The Shift in Global Warfare

A pivotal moment in the trajectory of Artificial Intelligence (AI) occurred a decade ago in 2016 when Google’s AlphaGo defeated a 9-Dan rank master of Go. Renowned for its strategic depth, the game’s conquest signaled that AI was rapidly transitioning from commercial promise to a revolutionary geopolitical tool. Today, in 2026, that promise has fully metastasized into the military domain. Driven by escalating great-power rivalries, major powers are leveraging AI to aggressively rebalance global power dynamics. While the United States continues its heavy defense spending with an “AI-First” warfighting posture, China actively utilizes its Military-Civil Fusion framework to narrow the conventional gap by enhancing weapon precision and automation.

The South Asian Theater: From Surveillance to “Drone War”

This global race has fundamentally disrupted the balance of the nuclear order in South Asia. The long-standing threat of automated border management—anchored by India’s initial 2023 deployment of 140 AI-based surveillance systems along its northwestern border—has evolved into active, multidomain friction.

The structural transformation of South Asian warfare was laid bare during the brief, high-intensity border conflict in May 2025. Triggered by India’s missile campaign (Operation Sindoor) and answered by Pakistan’s counter-offensive (Operation Bunyan-un-Marsoos), the skirmish marked the world’s first direct “drone war” between two nuclear-armed states. Both nations deployed extensive autonomous systems, utilizing loitering munitions, swarm drones, and AI-driven predictive weather modeling (such as India’s Anuman 2.0 system) for cross-border operations.

Furthermore, the 2025 conflict moved beyond kinetic applications into advanced digital manipulation. AI-generated deepfakes and automated disinformation campaigns flooded digital platforms, creating a volatile “fog of war” that weaponized information to manipulate international public opinion and shape domestic narratives in real-time.
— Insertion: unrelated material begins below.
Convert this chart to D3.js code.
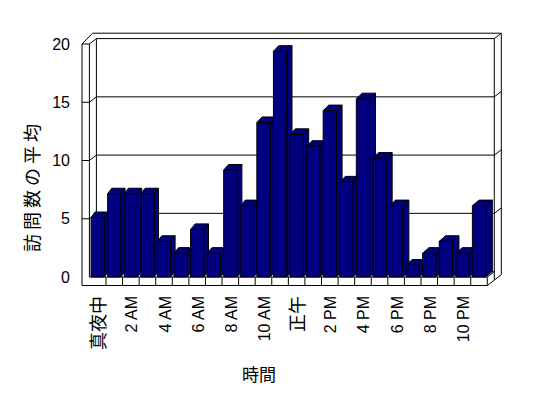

Asymmetric Economies, Divergent Doctrines

The capability gap between the two regional rivals is amplified by a severe economic asymmetry. India, operating as the world’s fifth-largest economy, backed its military modernization with a record 2025 defense expenditure of approximately USD 92.1 billion. This financial leverage has allowed New Delhi to build on its institutional frameworks, like the Defence AI Council (DAIC), and introduce operational guardrails like the 2024 Evaluating Trustworthy AI (ETAI) framework to rapidly field operational AI projects across its army, navy, and air force.
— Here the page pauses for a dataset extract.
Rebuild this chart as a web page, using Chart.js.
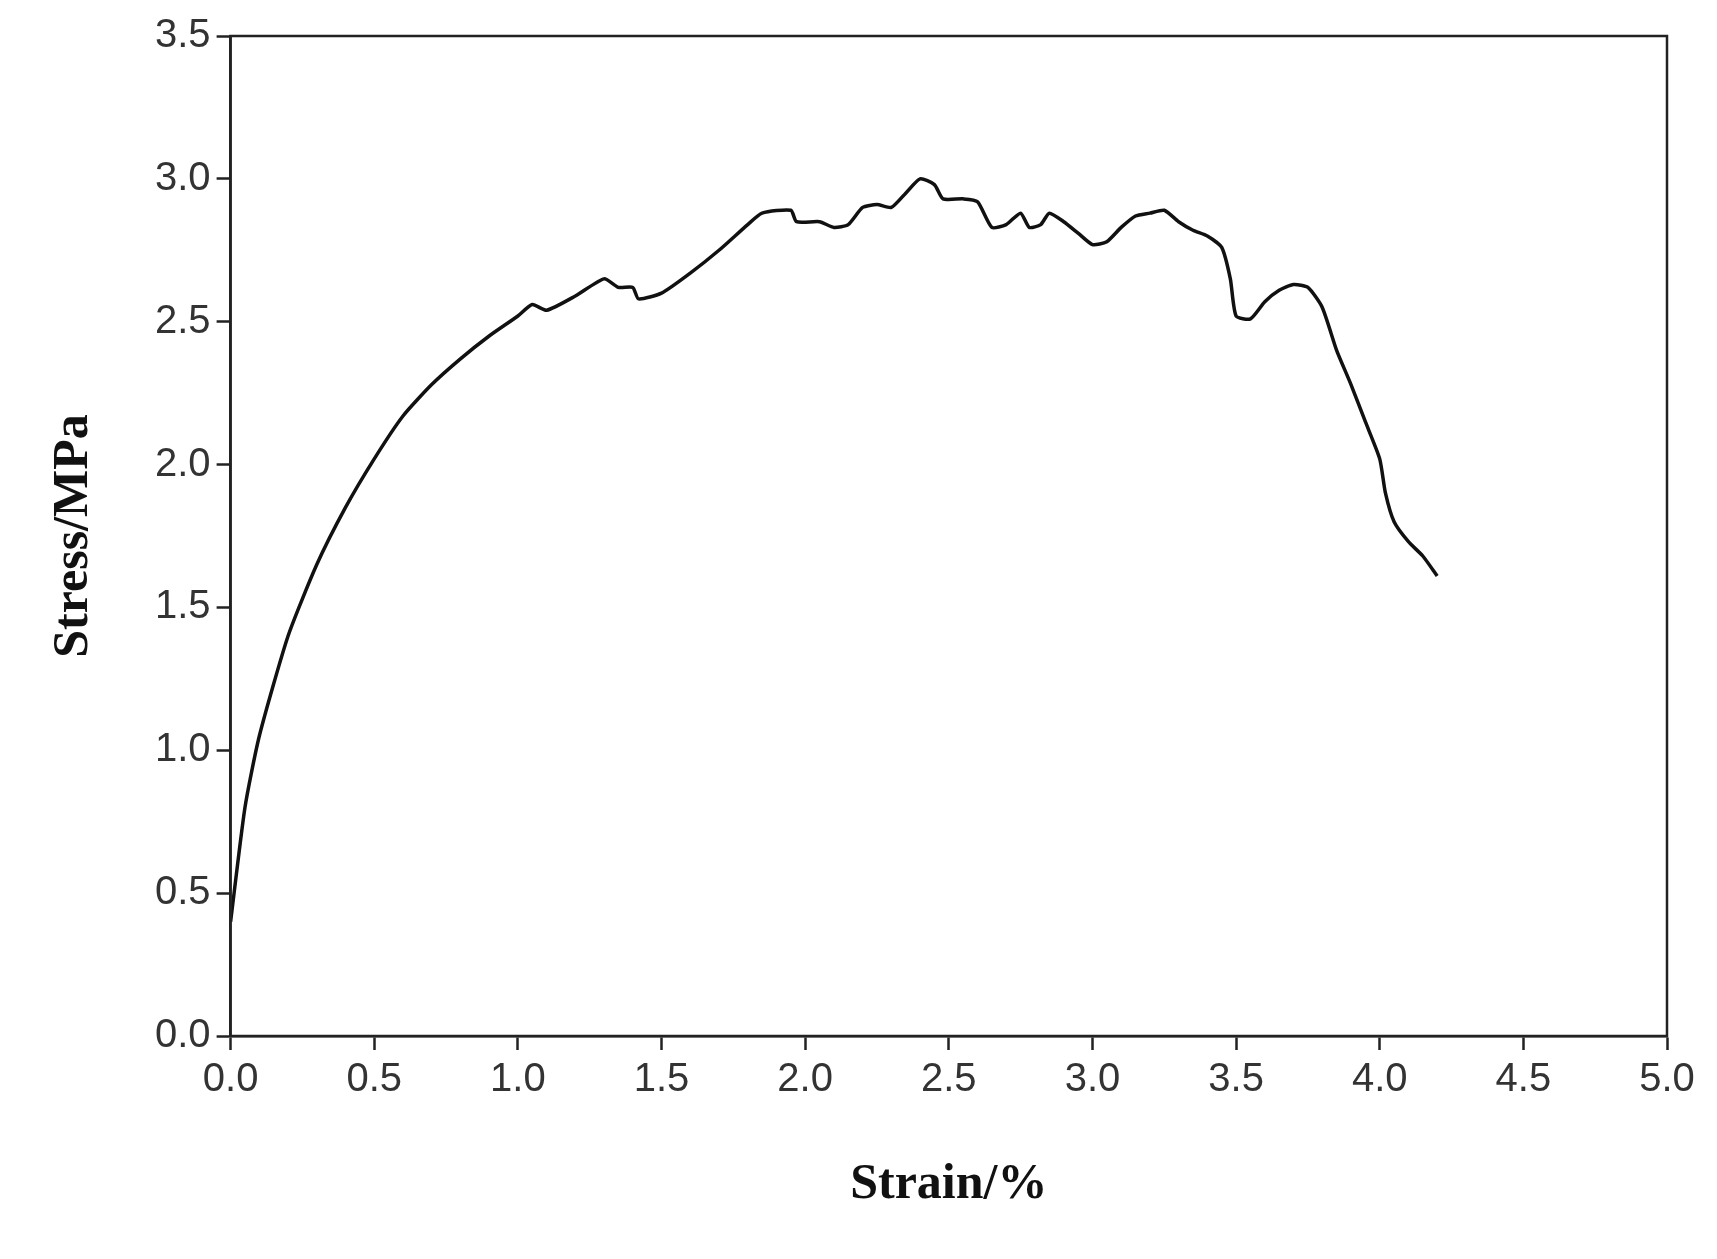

Conversely, Pakistan—operating with a more constrained 2025 defense budget of roughly USD 11.9 billion—has historically focused on maintaining a qualitative deterrence equilibrium. However, the lessons of the 2025 conflict proved that Pakistan cannot afford a technological deficit. While Islamabad has championed international governance at the UN Conference on Disarmament, warning that AI compresses the traditional decision-making loop (OODA loop) and heightens the risk of accidental nuclear escalation, it has concurrently pivoted toward securing technological sovereignty. Propelled by a national $1 billion AI investment strategy, Pakistan is actively moving to integrate local open-source AI infrastructure and expand its fleet of indigenous and imported armed drone platforms to match India’s rapid integration.

The Threat to Strategic Stability

The integration of AI across conventional weapons, advanced intelligence (ISR), and cyber defense systems has induced a dangerous tightening of the regional security dilemma. Prior to these developments, nuclear deterrence successfully prevented full-scale bilateral conflict between India and Pakistan since the 1998 nuclear tests.

Today, that stability is profoundly compromised. When automated systems select targets or manage elements of command-and-control networks, the crucial human element of political rationality is diminished. The compressed response times witnessed in recent cross-border drone and missile strikes incentivize pre-emptive, tit-for-tat escalation. If one state fears its adversary’s AI will grant a decisive first-strike capability, it is pressured to automate its own retaliatory posture.

In conclusion, the strategic landscape of South Asia is no longer preparing for a digital future; it is actively navigating one. As India accelerates its multi-service AI integration, Pakistan must continue to strategically prioritize local AI research, resilient cyber counter-measures, and asymmetric defense capabilities to prevent a total erosion of regional balance. Concurrently, the international community must establish robust, binding multilateral regulations governing military AI. Without strict frameworks that guarantee mandatory human control over lethal force and nuclear deployment, the rapid militarization of AI will push South Asia toward a highly volatile, unpredictable, and potentially catastrophic equilibrium.